--- begin ---

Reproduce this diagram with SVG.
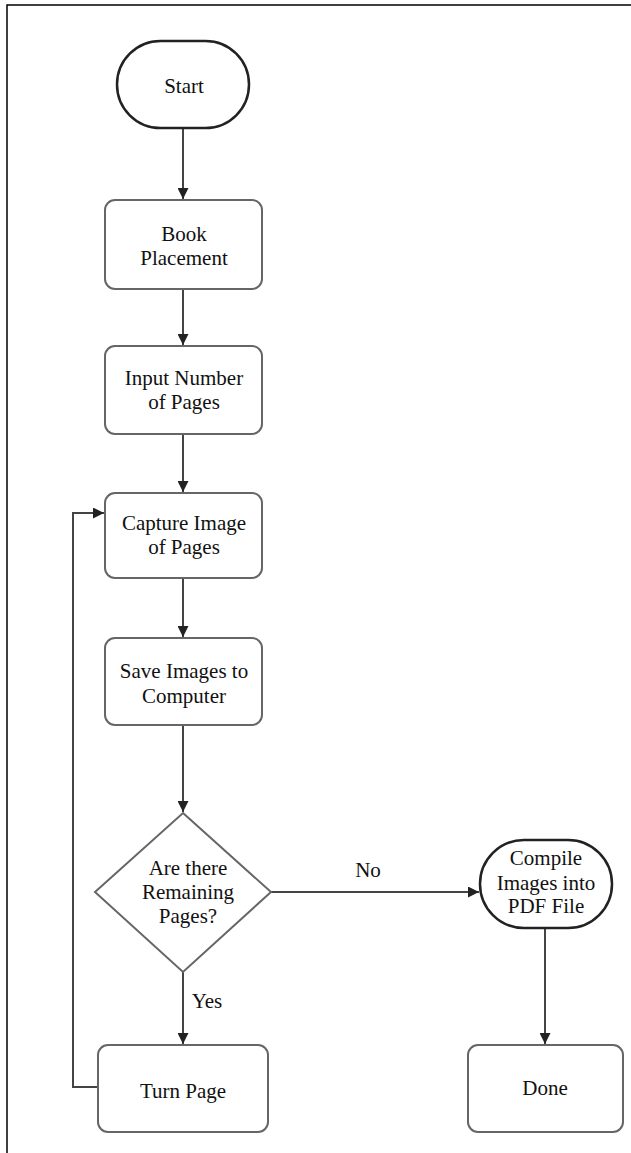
<svg xmlns="http://www.w3.org/2000/svg" width="631" height="1153" viewBox="0 0 631 1153">
<style>
text{font-family:"Liberation Serif","Times New Roman",serif;font-size:21px;fill:#111;text-anchor:middle}
.box{fill:#fff;stroke:#666;stroke-width:2}
.term{fill:#fff;stroke:#222;stroke-width:2.5}
.con{fill:none;stroke:#444;stroke-width:2}
</style>
<defs>
<marker id="ah" viewBox="0 0 10 10" refX="10" refY="5" markerWidth="11" markerHeight="11" orient="auto" markerUnits="userSpaceOnUse">
<path d="M0,0 L10,5 L0,10 z" fill="#222"/>
</marker>
</defs>
<rect width="631" height="1153" fill="#fff"/>
<path d="M7,1153 V5 H631" fill="none" stroke="#000" stroke-width="1.5"/>
<g id="connectors">
<path class="con" d="M183,128 V199" marker-end="url(#ah)"/>
<path class="con" d="M183,289 V345" marker-end="url(#ah)"/>
<path class="con" d="M183,434 V492" marker-end="url(#ah)"/>
<path class="con" d="M183,578 V637" marker-end="url(#ah)"/>
<path class="con" d="M183,725 V812" marker-end="url(#ah)"/>
<path class="con" d="M183,972 V1044" marker-end="url(#ah)"/>
<path class="con" d="M98,1087 H73 V513 H104" marker-end="url(#ah)"/>
<path class="con" d="M271,892 H479" marker-end="url(#ah)"/>
<path class="con" d="M545,928 V1044" marker-end="url(#ah)"/>
<text x="368" y="877">No</text>
<text x="207" y="1008">Yes</text>
</g>
<g id="start">
<rect class="term" x="117" y="41" width="132" height="87" rx="43.5"/>
<text x="184" y="93">Start</text>
</g>
<g id="book">
<rect class="box" x="105" y="200" width="157" height="89" rx="10"/>
<text x="184" y="241">Book</text>
<text x="184" y="265">Placement</text>
</g>
<g id="input">
<rect class="box" x="105" y="346" width="157" height="88" rx="10"/>
<text x="184" y="385">Input Number</text>
<text x="184" y="409">of Pages</text>
</g>
<g id="capture">
<rect class="box" x="105" y="493" width="157" height="85" rx="10"/>
<text x="184" y="530">Capture Image</text>
<text x="184" y="554">of Pages</text>
</g>
<g id="save">
<rect class="box" x="105" y="638" width="157" height="87" rx="10"/>
<text x="184" y="678">Save Images to</text>
<text x="184" y="703">Computer</text>
</g>
<g id="decision">
<polygon class="box" points="183,813 271,892 183,972 95,892"/>
<text x="188" y="875">Are there</text>
<text x="188" y="899">Remaining</text>
<text x="188" y="923">Pages?</text>
</g>
<g id="turn">
<rect class="box" x="98" y="1045" width="170" height="87" rx="10"/>
<text x="183" y="1098">Turn Page</text>
</g>
<g id="compile">
<rect class="term" x="480" y="840" width="132" height="88" rx="44"/>
<text x="546" y="865">Compile</text>
<text x="546" y="890">Images into</text>
<text x="546" y="913">PDF File</text>
</g>
<g id="done">
<rect class="box" x="468" y="1045" width="155" height="87" rx="10"/>
<text x="545" y="1095">Done</text>
</g>
</svg>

--- end ---

Task instructions - Reproduce all of the data exactly; the pictures do not belong in the copy.

Answer to this problem -
Reproduce this diagram with SVG.
<svg xmlns="http://www.w3.org/2000/svg" width="631" height="1153" viewBox="0 0 631 1153">
<style>
text{font-family:"Liberation Serif","Times New Roman",serif;font-size:21px;fill:#111;text-anchor:middle}
.box{fill:#fff;stroke:#666;stroke-width:2}
.term{fill:#fff;stroke:#222;stroke-width:2.5}
.con{fill:none;stroke:#444;stroke-width:2}
</style>
<defs>
<marker id="ah" viewBox="0 0 10 10" refX="10" refY="5" markerWidth="11" markerHeight="11" orient="auto" markerUnits="userSpaceOnUse">
<path d="M0,0 L10,5 L0,10 z" fill="#222"/>
</marker>
</defs>
<rect width="631" height="1153" fill="#fff"/>
<path d="M7,1153 V5 H631" fill="none" stroke="#000" stroke-width="1.5"/>
<g id="connectors">
<path class="con" d="M183,128 V199" marker-end="url(#ah)"/>
<path class="con" d="M183,289 V345" marker-end="url(#ah)"/>
<path class="con" d="M183,434 V492" marker-end="url(#ah)"/>
<path class="con" d="M183,578 V637" marker-end="url(#ah)"/>
<path class="con" d="M183,725 V812" marker-end="url(#ah)"/>
<path class="con" d="M183,972 V1044" marker-end="url(#ah)"/>
<path class="con" d="M98,1087 H73 V513 H104" marker-end="url(#ah)"/>
<path class="con" d="M271,892 H479" marker-end="url(#ah)"/>
<path class="con" d="M545,928 V1044" marker-end="url(#ah)"/>
<text x="368" y="877">No</text>
<text x="207" y="1008">Yes</text>
</g>
<g id="start">
<rect class="term" x="117" y="41" width="132" height="87" rx="43.5"/>
<text x="184" y="93">Start</text>
</g>
<g id="book">
<rect class="box" x="105" y="200" width="157" height="89" rx="10"/>
<text x="184" y="241">Book</text>
<text x="184" y="265">Placement</text>
</g>
<g id="input">
<rect class="box" x="105" y="346" width="157" height="88" rx="10"/>
<text x="184" y="385">Input Number</text>
<text x="184" y="409">of Pages</text>
</g>
<g id="capture">
<rect class="box" x="105" y="493" width="157" height="85" rx="10"/>
<text x="184" y="530">Capture Image</text>
<text x="184" y="554">of Pages</text>
</g>
<g id="save">
<rect class="box" x="105" y="638" width="157" height="87" rx="10"/>
<text x="184" y="678">Save Images to</text>
<text x="184" y="703">Computer</text>
</g>
<g id="decision">
<polygon class="box" points="183,813 271,892 183,972 95,892"/>
<text x="188" y="875">Are there</text>
<text x="188" y="899">Remaining</text>
<text x="188" y="923">Pages?</text>
</g>
<g id="turn">
<rect class="box" x="98" y="1045" width="170" height="87" rx="10"/>
<text x="183" y="1098">Turn Page</text>
</g>
<g id="compile">
<rect class="term" x="480" y="840" width="132" height="88" rx="44"/>
<text x="546" y="865">Compile</text>
<text x="546" y="890">Images into</text>
<text x="546" y="913">PDF File</text>
</g>
<g id="done">
<rect class="box" x="468" y="1045" width="155" height="87" rx="10"/>
<text x="545" y="1095">Done</text>
</g>
</svg>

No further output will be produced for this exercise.